Trust is essential to make our modern world work. Rather than drag around bushels of beans and herds of sheep to engage in trade, we create abstractions in the form of coins of precious metals. In reality we don’t want the gold coins so much as we want the goods and services that the gold coins will bring us. We trust that the world will be stable enough that we can exchange that gold coin for what we actually want. We invent paper money because there is not enough physical gold to support the economy. We trust that the mechanisms that handle currency will work and that we will receive those things that we deserve to receive. We invent ledger books and a whole host of financial instruments which are in reality no more than sophisticated promises. Again we trust that in the end, everything will work out the way it should. Without that trust, the economy and the abundance that it brings would stagger to a stop.

Please understand.
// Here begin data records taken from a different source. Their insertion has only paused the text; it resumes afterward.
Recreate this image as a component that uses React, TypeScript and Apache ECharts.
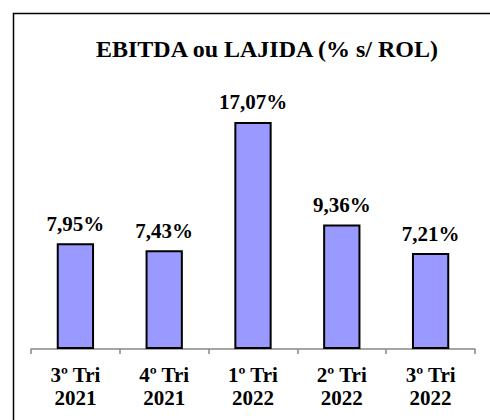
import React, { useEffect, useRef } from "react";
import * as echarts from "echarts";

const categories = ["3º Tri\n2021", "4º Tri\n2021", "1º Tri\n2022", "2º Tri\n2022", "3º Tri\n2022"];
const values = [7.95, 7.43, 17.07, 9.36, 7.21];
const titleText = "EBITDA ou LAJIDA (% s/ ROL)";

const FONT = "Liberation Serif";

export default function App() {
  const ref = useRef<HTMLDivElement>(null);
  useEffect(() => {
    if (!ref.current) return;
    const chart = echarts.init(ref.current, null, { renderer: "svg" });
    chart.setOption({
      animation: false,
      backgroundColor: "#ffffff",
      graphic: [
        {
          type: "rect",
          shape: { x: 13.5, y: 13.5, width: 520, height: 500 },
          style: { fill: "none", stroke: "#000", lineWidth: 1.5 },
          silent: true,
        },
        {
          type: "text",
          x: 267,
          y: 49,
          style: {
            text: titleText,
            textAlign: "center",
            textVerticalAlign: "middle",
            fontFamily: FONT,
            fontWeight: "bold",
            fontSize: 24,
            fill: "#000",
          },
        },
      ],
      grid: { left: 31, right: 15, top: 83, bottom: 71 },
      xAxis: {
        type: "category",
        data: categories,
        axisLine: { lineStyle: { color: "#888", width: 1.5 } },
        axisTick: { show: true, length: 5, lineStyle: { color: "#888", width: 1.5 } },
        axisLabel: {
          color: "#000",
          fontFamily: FONT,
          fontWeight: "bold",
          fontSize: 21,
          lineHeight: 23,
          margin: 14,
          interval: 0,
        },
      },
      yAxis: {
        type: "value",
        min: 0,
        max: 20,
        show: false,
        splitLine: { show: false },
      },
      series: [
        {
          type: "bar",
          data: values,
          barWidth: "42%",
          itemStyle: { color: "#9999FF", borderColor: "#000", borderWidth: 2 },
          label: {
            show: true,
            position: "top",
            distance: 9,
            formatter: (p: any) => p.value.toFixed(2).replace(".", ",") + "%",
            color: "#000",
            fontFamily: FONT,
            fontWeight: "bold",
            fontSize: 21,
          },
        },
      ],
    });
    return () => chart.dispose();
  }, []);
  return (
    <div
      ref={ref}
      style={{ position: "fixed", left: 0, top: 0, width: 490, height: 420, background: "#fff" }}
    />
  );
}
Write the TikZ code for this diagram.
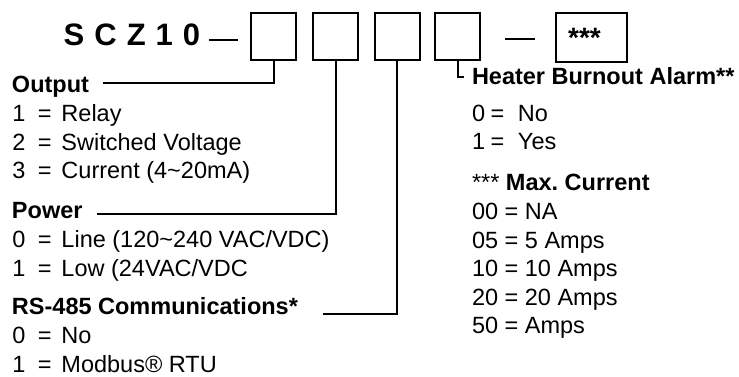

I’m not saying that we should not trust the various institutions, digital or otherwise, in our lives. I do think it’s important to realize that these institutions are balanced on a “razor’s edge” and that these institutions need to be constantly nourished and maintained to preserve that trust. It is all too easy to sacrifice the long-term good for the short-term gain. It is all too possible to make that sacrifice a few times without harming the overall system, but it cannot be kept up forever. Trust is a good thing; verification is also a good thing.

As I said at the beginning of this essay, I have been building a world and figuring out various ways to destroy that world. I have become familiar enough with the demons and monsters that I have created that I have worried that they might escape out of my fictional universe into the real one. My fictional world is, of course, different from this world, but not by that much. My demons and monsters might well find purchase in this reality.

But trust me! I assure you that I will not stop my labors until I have set everything right in the final chapter. There is no reason to worry. There is no reason to panic. That’s my story and I’m sticking to it.